Dataset excerpts

--- Begin ---

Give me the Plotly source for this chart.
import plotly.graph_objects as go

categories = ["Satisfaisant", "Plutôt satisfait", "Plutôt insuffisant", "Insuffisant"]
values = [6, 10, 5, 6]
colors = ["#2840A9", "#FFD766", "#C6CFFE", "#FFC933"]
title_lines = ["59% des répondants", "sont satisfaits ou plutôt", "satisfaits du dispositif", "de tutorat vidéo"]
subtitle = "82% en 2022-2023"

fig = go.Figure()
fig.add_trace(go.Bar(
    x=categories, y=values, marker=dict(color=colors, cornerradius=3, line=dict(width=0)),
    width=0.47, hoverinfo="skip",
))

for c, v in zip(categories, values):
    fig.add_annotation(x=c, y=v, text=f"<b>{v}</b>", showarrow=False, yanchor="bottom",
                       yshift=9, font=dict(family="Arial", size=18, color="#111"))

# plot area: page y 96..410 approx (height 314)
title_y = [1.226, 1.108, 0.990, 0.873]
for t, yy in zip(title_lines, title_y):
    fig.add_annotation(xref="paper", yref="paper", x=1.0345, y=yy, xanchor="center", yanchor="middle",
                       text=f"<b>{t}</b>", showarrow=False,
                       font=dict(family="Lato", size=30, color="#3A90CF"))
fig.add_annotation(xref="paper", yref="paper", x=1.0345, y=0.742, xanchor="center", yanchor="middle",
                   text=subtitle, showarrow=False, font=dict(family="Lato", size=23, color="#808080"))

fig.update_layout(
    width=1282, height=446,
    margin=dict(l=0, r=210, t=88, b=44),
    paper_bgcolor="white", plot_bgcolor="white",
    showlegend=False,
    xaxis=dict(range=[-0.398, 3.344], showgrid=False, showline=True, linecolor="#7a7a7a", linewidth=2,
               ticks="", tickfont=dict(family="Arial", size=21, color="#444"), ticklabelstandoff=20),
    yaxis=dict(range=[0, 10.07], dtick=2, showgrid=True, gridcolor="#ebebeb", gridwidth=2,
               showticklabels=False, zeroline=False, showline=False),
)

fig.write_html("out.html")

--- End ---
--- Begin ---

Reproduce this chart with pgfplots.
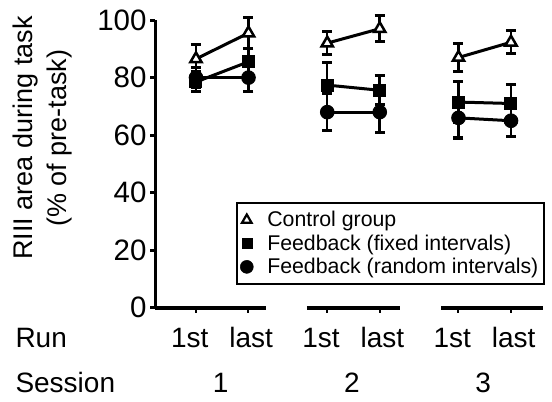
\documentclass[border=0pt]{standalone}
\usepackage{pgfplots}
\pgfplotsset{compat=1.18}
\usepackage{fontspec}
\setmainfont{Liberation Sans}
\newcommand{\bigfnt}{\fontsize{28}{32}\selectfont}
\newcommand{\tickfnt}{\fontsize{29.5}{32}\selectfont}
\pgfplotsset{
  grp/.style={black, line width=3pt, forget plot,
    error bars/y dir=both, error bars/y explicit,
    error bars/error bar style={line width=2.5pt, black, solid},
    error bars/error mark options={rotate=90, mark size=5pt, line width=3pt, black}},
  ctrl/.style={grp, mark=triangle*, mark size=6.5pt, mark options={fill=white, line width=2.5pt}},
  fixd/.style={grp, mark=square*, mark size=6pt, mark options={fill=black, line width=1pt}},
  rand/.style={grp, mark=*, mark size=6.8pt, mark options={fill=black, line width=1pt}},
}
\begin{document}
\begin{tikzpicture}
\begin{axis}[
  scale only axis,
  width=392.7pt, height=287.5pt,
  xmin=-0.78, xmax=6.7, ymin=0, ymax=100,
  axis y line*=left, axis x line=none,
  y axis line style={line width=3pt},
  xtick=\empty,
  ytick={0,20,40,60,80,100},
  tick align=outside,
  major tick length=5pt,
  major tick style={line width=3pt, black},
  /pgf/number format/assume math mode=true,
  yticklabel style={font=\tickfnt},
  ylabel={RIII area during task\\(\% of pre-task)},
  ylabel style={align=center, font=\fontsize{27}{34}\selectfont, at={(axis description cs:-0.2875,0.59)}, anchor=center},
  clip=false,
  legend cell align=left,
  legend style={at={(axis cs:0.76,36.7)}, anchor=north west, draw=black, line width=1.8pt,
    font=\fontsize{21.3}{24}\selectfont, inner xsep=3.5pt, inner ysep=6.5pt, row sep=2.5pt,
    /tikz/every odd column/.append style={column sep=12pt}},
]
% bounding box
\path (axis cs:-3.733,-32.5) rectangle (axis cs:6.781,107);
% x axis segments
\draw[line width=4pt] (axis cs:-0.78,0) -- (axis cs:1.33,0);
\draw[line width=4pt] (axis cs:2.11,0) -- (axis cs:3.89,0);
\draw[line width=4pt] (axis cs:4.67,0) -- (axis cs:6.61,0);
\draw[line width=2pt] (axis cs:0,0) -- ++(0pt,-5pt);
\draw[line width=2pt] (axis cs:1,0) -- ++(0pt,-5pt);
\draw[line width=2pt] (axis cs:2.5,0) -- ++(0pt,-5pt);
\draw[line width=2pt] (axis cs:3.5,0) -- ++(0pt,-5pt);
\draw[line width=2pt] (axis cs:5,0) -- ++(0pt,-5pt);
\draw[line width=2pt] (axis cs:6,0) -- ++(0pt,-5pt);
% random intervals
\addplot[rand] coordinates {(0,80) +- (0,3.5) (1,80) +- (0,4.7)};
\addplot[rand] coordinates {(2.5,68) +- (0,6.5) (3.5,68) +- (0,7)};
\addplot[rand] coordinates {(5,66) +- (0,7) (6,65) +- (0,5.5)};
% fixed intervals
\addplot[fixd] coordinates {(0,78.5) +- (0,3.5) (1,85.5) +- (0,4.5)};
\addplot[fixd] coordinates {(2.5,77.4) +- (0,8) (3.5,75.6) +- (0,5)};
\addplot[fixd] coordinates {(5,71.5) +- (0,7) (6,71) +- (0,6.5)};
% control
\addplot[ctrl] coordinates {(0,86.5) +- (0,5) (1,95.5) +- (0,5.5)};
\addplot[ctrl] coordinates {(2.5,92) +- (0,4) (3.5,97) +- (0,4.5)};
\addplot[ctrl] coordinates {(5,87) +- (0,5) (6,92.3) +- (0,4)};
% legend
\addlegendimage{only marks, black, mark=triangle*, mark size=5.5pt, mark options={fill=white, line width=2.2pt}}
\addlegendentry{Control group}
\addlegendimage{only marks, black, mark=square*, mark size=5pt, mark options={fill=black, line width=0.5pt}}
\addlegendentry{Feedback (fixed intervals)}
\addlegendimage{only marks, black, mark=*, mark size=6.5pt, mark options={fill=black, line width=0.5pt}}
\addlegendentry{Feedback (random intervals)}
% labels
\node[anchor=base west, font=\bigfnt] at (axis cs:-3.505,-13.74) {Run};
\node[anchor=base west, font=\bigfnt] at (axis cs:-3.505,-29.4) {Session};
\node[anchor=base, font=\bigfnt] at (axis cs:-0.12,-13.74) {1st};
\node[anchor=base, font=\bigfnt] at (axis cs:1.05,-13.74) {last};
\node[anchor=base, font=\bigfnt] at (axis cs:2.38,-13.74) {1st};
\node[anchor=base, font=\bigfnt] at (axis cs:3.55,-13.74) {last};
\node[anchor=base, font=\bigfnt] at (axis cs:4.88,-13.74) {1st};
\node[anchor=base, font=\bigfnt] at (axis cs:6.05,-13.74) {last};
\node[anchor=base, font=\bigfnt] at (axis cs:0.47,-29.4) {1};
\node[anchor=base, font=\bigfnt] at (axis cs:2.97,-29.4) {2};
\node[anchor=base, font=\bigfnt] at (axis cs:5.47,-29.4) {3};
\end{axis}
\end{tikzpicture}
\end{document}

--- End ---
--- Begin ---

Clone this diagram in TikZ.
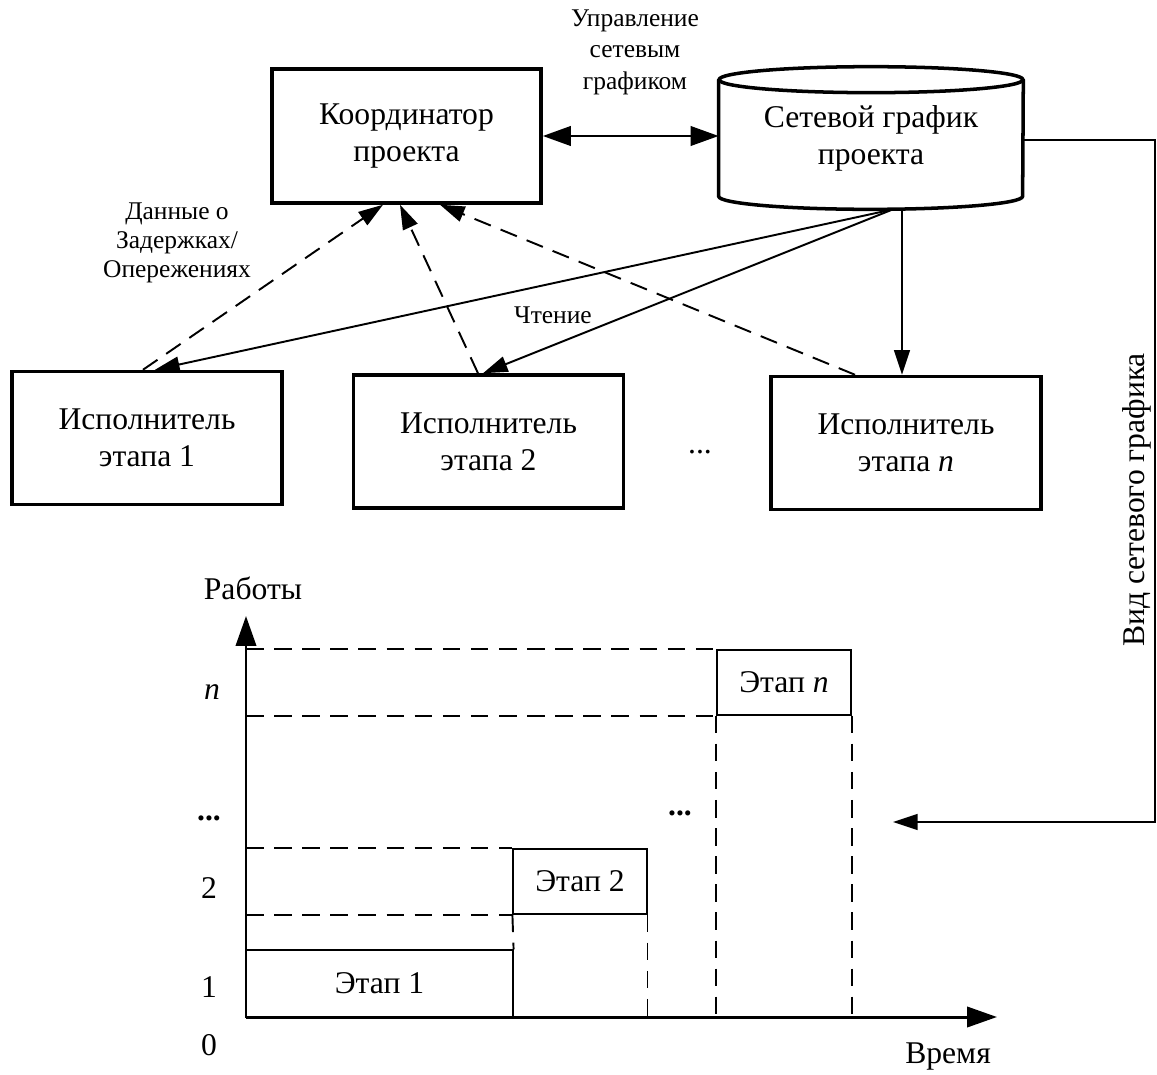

--- End ---

Exercise aim
Count how many lines above contain the word "chart". Reply with the number alone.

Full output
2